Architecture and Processing Flow
================================

This page describes the contributor-facing architecture of ``irdl`` and the conceptual flow of
a ``Dataset.get(...)`` call. We focus on the extension points rather than every private implementation detail.

Core architecture
-----------------

``BaseDataset``
   The core abstraction for all Datasets. See :class:`~irdl.base.BaseDataset`. It defines the shared ``get`` pipeline:
   common parameter validation, cache path handling, retrieval/process orchestration, SOFA verification, and output
   conversion.

Optional Dataset Family classes
   When multiple Datasets share dataset-specific steps in the get pipeline (see :ref:`get-processing-flow`), a Dataset
   Family class can be introduced to lift that shared logic into an intermediate base class. Do this only when the
   behaviour is genuinely shared; otherwise keep it in the individual Dataset class.

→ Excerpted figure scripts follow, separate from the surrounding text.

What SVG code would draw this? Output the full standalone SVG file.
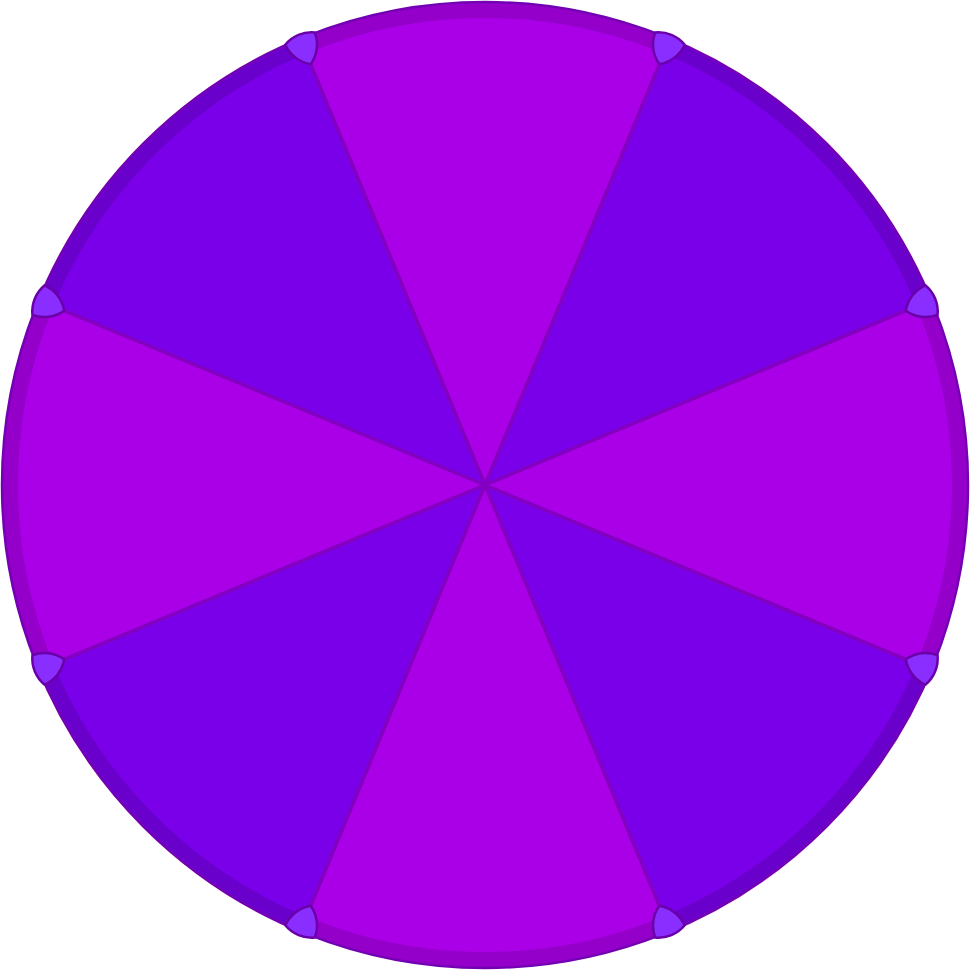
<svg xmlns="http://www.w3.org/2000/svg" width="970" height="970" viewBox="0 0 970 970">
<style>
.mag{fill:#aa00e8}
.vio{fill:#7a00ea}
.ring{fill:none;stroke:#000;stroke-opacity:0.13;stroke-width:16}
.edge{fill:none;stroke:#7400b4;stroke-width:2.5}
.spoke{stroke:#8400c0;stroke-width:3.5;stroke-linecap:round}
.node{fill:#8a2eff;stroke:#6a00a8;stroke-width:2.5;stroke-linejoin:round}
</style>
<defs>
<path id="tri" d="M0,18.5 A34,34 0 0 1 -16,-9.24 A34,34 0 0 1 16,-9.24 A34,34 0 0 1 0,18.5 Z"/>
</defs>
<g id="sectors">
<path class="mag" d="M485,485 L300.16,38.77 A483,483 0 0 1 669.84,38.77 Z"/>
<path class="vio" d="M485,485 L669.84,38.77 A483,483 0 0 1 931.23,300.16 Z"/>
<path class="mag" d="M485,485 L931.23,300.16 A483,483 0 0 1 931.23,669.84 Z"/>
<path class="vio" d="M485,485 L931.23,669.84 A483,483 0 0 1 669.84,931.23 Z"/>
<path class="mag" d="M485,485 L669.84,931.23 A483,483 0 0 1 300.16,931.23 Z"/>
<path class="vio" d="M485,485 L300.16,931.23 A483,483 0 0 1 38.77,669.84 Z"/>
<path class="mag" d="M485,485 L38.77,669.84 A483,483 0 0 1 38.77,300.16 Z"/>
<path class="vio" d="M485,485 L38.77,300.16 A483,483 0 0 1 300.16,38.77 Z"/>
</g>
<g id="rim">
<circle class="ring" cx="485" cy="485" r="475"/>
<circle class="edge" cx="485" cy="485" r="483"/>
</g>
<g id="connectors">
<line class="spoke" x1="485" y1="485" x2="310.6" y2="64"/>
<line class="spoke" x1="485" y1="485" x2="659.4" y2="64"/>
<line class="spoke" x1="485" y1="485" x2="906" y2="310.6"/>
<line class="spoke" x1="485" y1="485" x2="906" y2="659.4"/>
<line class="spoke" x1="485" y1="485" x2="659.4" y2="906"/>
<line class="spoke" x1="485" y1="485" x2="310.6" y2="906"/>
<line class="spoke" x1="485" y1="485" x2="64" y2="659.4"/>
<line class="spoke" x1="485" y1="485" x2="64" y2="310.6"/>
</g>
<g id="node1"><use href="#tri" class="node" transform="translate(303.6,47.1) rotate(-22.5)"/></g>
<g id="node2"><use href="#tri" class="node" transform="translate(666.4,47.1) rotate(22.5)"/></g>
<g id="node3"><use href="#tri" class="node" transform="translate(922.9,303.6) rotate(67.5)"/></g>
<g id="node4"><use href="#tri" class="node" transform="translate(922.9,666.4) rotate(112.5)"/></g>
<g id="node5"><use href="#tri" class="node" transform="translate(666.4,922.9) rotate(157.5)"/></g>
<g id="node6"><use href="#tri" class="node" transform="translate(303.6,922.9) rotate(202.5)"/></g>
<g id="node7"><use href="#tri" class="node" transform="translate(47.1,666.4) rotate(247.5)"/></g>
<g id="node8"><use href="#tri" class="node" transform="translate(47.1,303.6) rotate(292.5)"/></g>
</svg>
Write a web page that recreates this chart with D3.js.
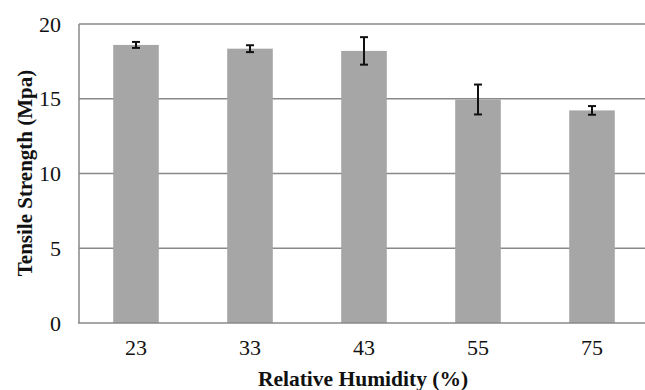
<!DOCTYPE html>
<html><head><meta charset="utf-8">
<script src="https://cdn.jsdelivr.net/npm/d3@7"></script>
<style>body{margin:0;background:#fff}svg{display:block}</style>
</head><body>
<script>
const categories = ["23", "33", "43", "55", "75"];
const values = [18.6, 18.35, 18.2, 14.95, 14.22];
const errors = [0.2, 0.23, 0.92, 1.0, 0.29];
const yTicks = [0, 5, 10, 15, 20];

const W = 645, H = 390;
const svg = d3.select("body").append("svg").attr("width", W).attr("height", H);
const x = d3.scaleBand().domain(categories).range([79, 649]).padding(0);
const y = d3.scaleLinear().domain([0, 20]).range([323, 24]);
const gridColor = "#898989";
const font = "'Liberation Serif','Times New Roman',serif";

// gridlines
svg.append("g").selectAll("line").data(yTicks.filter(d => d > 0)).join("line")
  .attr("x1", 79).attr("x2", W).attr("y1", d => y(d)).attr("y2", d => y(d))
  .attr("stroke", gridColor).attr("stroke-width", 1.5);

const bw = x.bandwidth() * 0.4;
svg.append("g").selectAll("rect").data(values).join("rect")
  .attr("x", (d, i) => x(categories[i]) + x.bandwidth() / 2 - bw / 2)
  .attr("y", d => y(d)).attr("width", bw).attr("height", d => y(0) - y(d))
  .attr("fill", "#a6a6a6");

// axes lines
svg.append("line").attr("x1", 79).attr("x2", 79).attr("y1", y(20)).attr("y2", y(0))
  .attr("stroke", gridColor).attr("stroke-width", 1.5);
svg.append("line").attr("x1", 78).attr("x2", W).attr("y1", y(0)).attr("y2", y(0))
  .attr("stroke", gridColor).attr("stroke-width", 1.5);

// error bars
const eg = svg.append("g").attr("stroke", "#111").attr("stroke-width", 2);
values.forEach((v, i) => {
  const cx = x(categories[i]) + x.bandwidth() / 2;
  eg.append("line").attr("x1", cx).attr("x2", cx).attr("y1", y(v + errors[i])).attr("y2", y(v - errors[i]));
  [v + errors[i], v - errors[i]].forEach(e => {
    eg.append("line").attr("x1", cx - 4).attr("x2", cx + 4).attr("y1", y(e)).attr("y2", y(e));
  });
});

// y tick labels
svg.append("g").selectAll("text").data(yTicks).join("text")
  .attr("x", 61).attr("y", d => y(d)).attr("dy", "0.35em")
  .attr("text-anchor", "end").attr("font-family", font).attr("font-size", 22)
  .attr("fill", "#111").text(d => d);

// x tick labels
svg.append("g").selectAll("text").data(categories).join("text")
  .attr("x", d => x(d) + x.bandwidth() / 2).attr("y", 355)
  .attr("text-anchor", "middle").attr("font-family", font).attr("font-size", 22)
  .attr("fill", "#111").text(d => d);

svg.append("text").attr("x", 363).attr("y", 386).attr("text-anchor", "middle")
  .attr("font-family", font).attr("font-size", 21.5).attr("font-weight", "bold")
  .attr("fill", "#111").text("Relative Humidity (%)");

svg.append("text").attr("transform", "translate(32,173) rotate(-90)").attr("text-anchor", "middle")
  .attr("font-family", font).attr("font-size", 21).attr("font-weight", "bold")
  .attr("fill", "#111").text("Tensile Strength (Mpa)");
</script>
</body></html>
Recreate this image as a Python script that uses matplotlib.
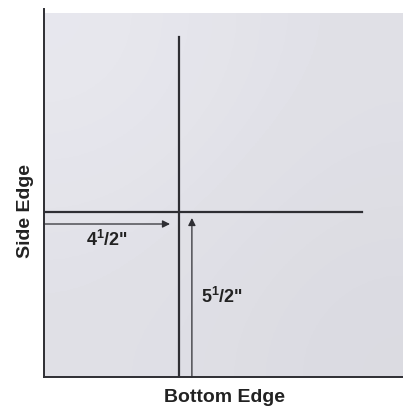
import matplotlib.pyplot as plt
import numpy as np
from matplotlib.patches import Rectangle

plt.rcParams['mathtext.fontset'] = 'custom'
plt.rcParams['mathtext.rm'] = 'Liberation Sans'
plt.rcParams['mathtext.bf'] = 'Liberation Sans:bold'

# measurements in inches
side_dist = 4.5      # from the side edge
bottom_dist = 5.5    # from the bottom edge
side_label = r'$\mathbf{4^1/2}$"'
bottom_label = r'$\mathbf{5^1/2}$"'

# sheet size in inches (drawing extent)
sheet_w = 11.97
sheet_h = 12.13
vline_top = 11.33
hline_right = 10.6

fig = plt.figure(figsize=(4.03, 4.09), dpi=100)
ax = fig.add_axes([44 / 403, 32 / 409, 359 / 403, 368 / 409])
ax.set_xlim(0, 11.967)
ax.set_ylim(0, 12.267)

# light gray sheet, a bit whiter in the upper left
grad = np.array([[0.93, 0.89], [0.89, 0.86]])
ax.imshow(grad, cmap='gray', vmin=0, vmax=1, interpolation='bicubic',
          extent=(0, sheet_w, 0, sheet_h), aspect='auto', zorder=0)
ax.add_patch(Rectangle((0, 0), sheet_w, sheet_h, facecolor=(0.85, 0.85, 0.95),
                       alpha=0.25, edgecolor='none', zorder=1))

line_col = '#2e2e33'
ax.plot([side_dist, side_dist], [0, vline_top], color=line_col, lw=1.6, zorder=3)
ax.plot([0, hline_right], [bottom_dist, bottom_dist], color=line_col, lw=1.6, zorder=3)

# arrows
ax.annotate('', xy=(side_dist - 0.3, bottom_dist - 0.4), xytext=(0, bottom_dist - 0.4),
            arrowprops=dict(arrowstyle='-|>', color=line_col, lw=0.9, mutation_scale=11,
                            shrinkA=0, shrinkB=0), zorder=4)
ax.annotate('', xy=(side_dist + 0.43, bottom_dist - 0.2), xytext=(side_dist + 0.43, 0),
            arrowprops=dict(arrowstyle='-|>', color=line_col, lw=0.9, mutation_scale=11,
                            shrinkA=0, shrinkB=0), zorder=4)

fam = ['Liberation Sans', 'DejaVu Sans']
ax.text(2.1, 4.57, side_label, ha='center', va='center', fontsize=13,
        fontweight='bold', color='#222', family=fam)
ax.text(5.93, 2.67, bottom_label, ha='center', va='center', fontsize=13,
        fontweight='bold', color='#222', family=fam)

ax.set_xticks([])
ax.set_yticks([])
ax.spines['top'].set_visible(False)
ax.spines['right'].set_visible(False)
ax.spines['left'].set_color(line_col)
ax.spines['bottom'].set_color(line_col)
ax.spines['left'].set_linewidth(1.4)
ax.spines['bottom'].set_linewidth(1.4)

fig.text(224 / 403, 1 - 397 / 409, 'Bottom Edge', ha='center', va='center',
         fontsize=14, fontweight='bold', color='#222', family=fam)
fig.text(25 / 403, 1 - 211 / 409, 'Side Edge', ha='center', va='center', rotation=90,
         fontsize=14, fontweight='bold', color='#222', family=fam)

fig.savefig('out.png', dpi=100)
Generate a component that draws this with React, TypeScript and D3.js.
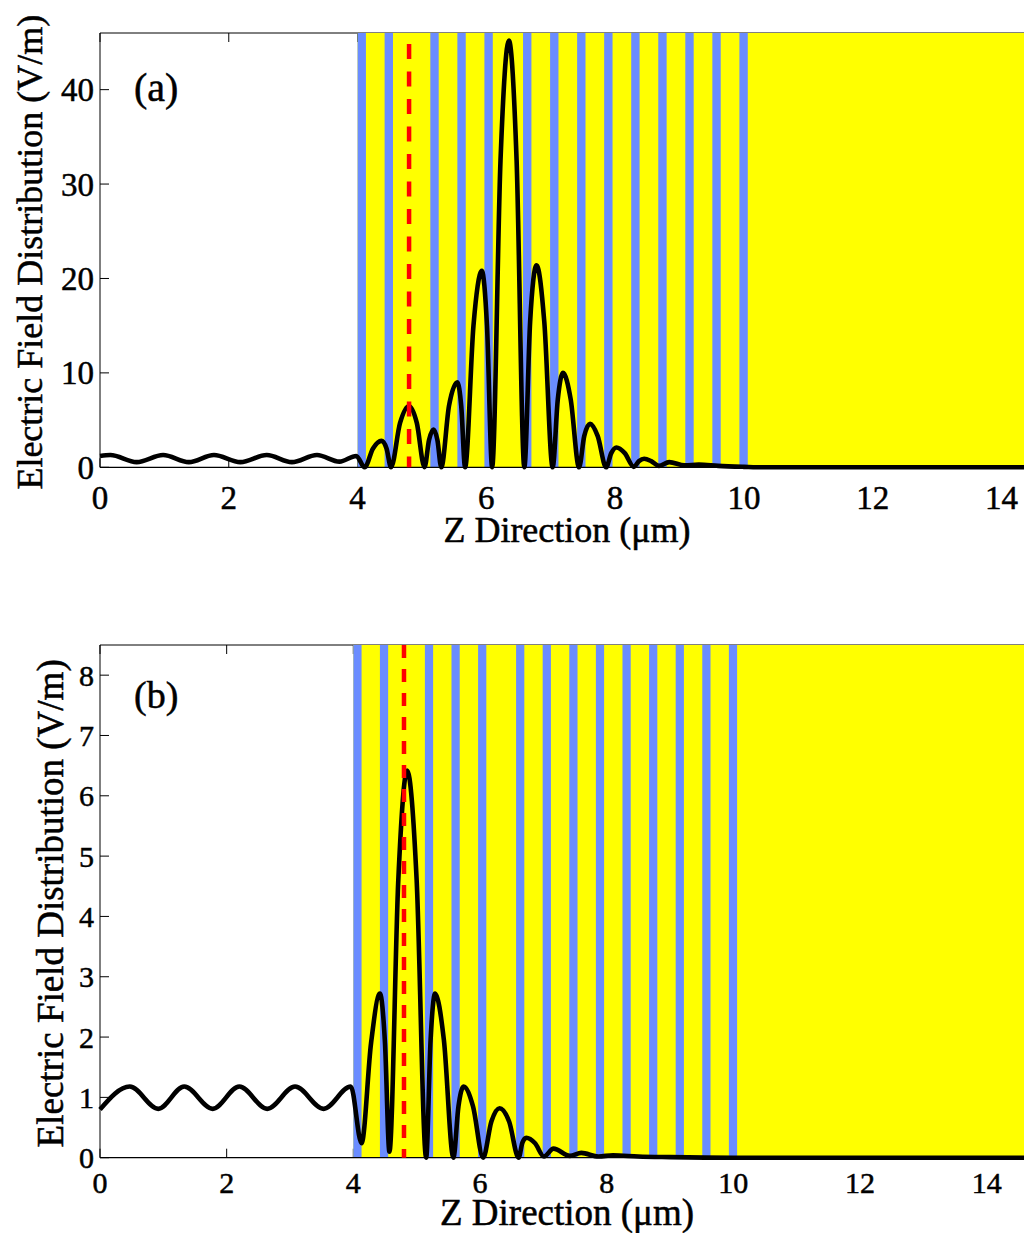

Individual Dataset classes
   Each Dataset is implemented as an individual class. Its typed ``get()`` classmethod delegates to the shared pipeline,
   while the class itself implements that pipeline's dataset-specific steps (see :ref:`get-processing-flow`). The typed
   signature and NumPy-style docstring are also used to generate CLI parameters and help text automatically.

Support modules
   Retrieval/repository helpers, CLI generation, logging/progress helpers, and small utility functions live outside the
   Dataset classes.

Class hierarchy:

.. code-block:: text

   BaseDataset
   └── Optional Dataset Family class
       └── Individual Dataset class

Cache stages
------------

``irdl`` uses three canonical Cache Stages:

1. ``provider``

   Files exactly as the Dataset Provider delivers them.

2. ``ingest``

   The single ingest-ready file that ``irdl`` can read into the internal SOFA representation.

3. ``output``

   Files produced by converting the internal SOFA representation to disk-based
   Output Formats.

Use these names in code comments and documentation. "Ingest-ready" is an adjective for a
file in the ``ingest`` stage, not a separate stage name.

.. _get-processing-flow:

``get`` processing flow
-----------------------

A public ``Dataset.get(...)`` call delegates to the shared :class:`~irdl.base.BaseDataset` flow:

.. code-block:: text

   Dataset.get(...)
     └─ BaseDataset._get(...)
         ├─ validate common and Dataset-specific parameters
         ├─ resolve provider / ingest / output paths
         ├─ [optional] raw output: retrieve provider artifact and return it
         ├─ reuse cached output if available
         ├─ reuse ingest file if available
         ├─ retrieve provider artifact if needed
         ├─ [optional] process provider file(s) into ingest file
         ├─ ingest to internal SOFA representation
         ├─ verify and upgrade SOFA convention
         └─ convert SOFA → requested Output Format

Each Dataset has the following extension points:

``_validate_params()``
   Mandatory. Validate Dataset-specific parameters and invalid parameter combinations.

``_source_filename()``
   Mandatory. Return the canonical basename for the ingest-ready file.

``_download()``
   Mandatory. Acquire provider-stage file(s) and return the primary provider artifact.

``_process()``
   Optional. Transform provider-stage files into the single ingest-ready file. The default
   implementation skips processing and handles simple single-file promotion 
   from ``provider`` to ``ingest``.

``_ingest()``
   Mandatory. Read the ingest-ready file and return the internal SOFA representation.

``_to_output()``
   Optional. Conversion methods normally stay in :class:`~irdl.base.BaseDataset`. New Datasets should not implement
   output-specific conversion unless the shared conversion layer itself needs to change.

Output behavior
---------------

``output_format="raw"`` returns the provider-stage artifact before ``irdl`` processing. For
all other Output Formats, ``irdl`` ingests the data to SOFA first and then converts from SOFA
to the requested representation. See the public class docs in :doc:`/reference/python_api`.

When ``export_dir`` is provided, ``irdl`` copies the requested artifact to the Export Directory.
The cache remains intact so later calls can reuse provider, ingest, or output artifacts.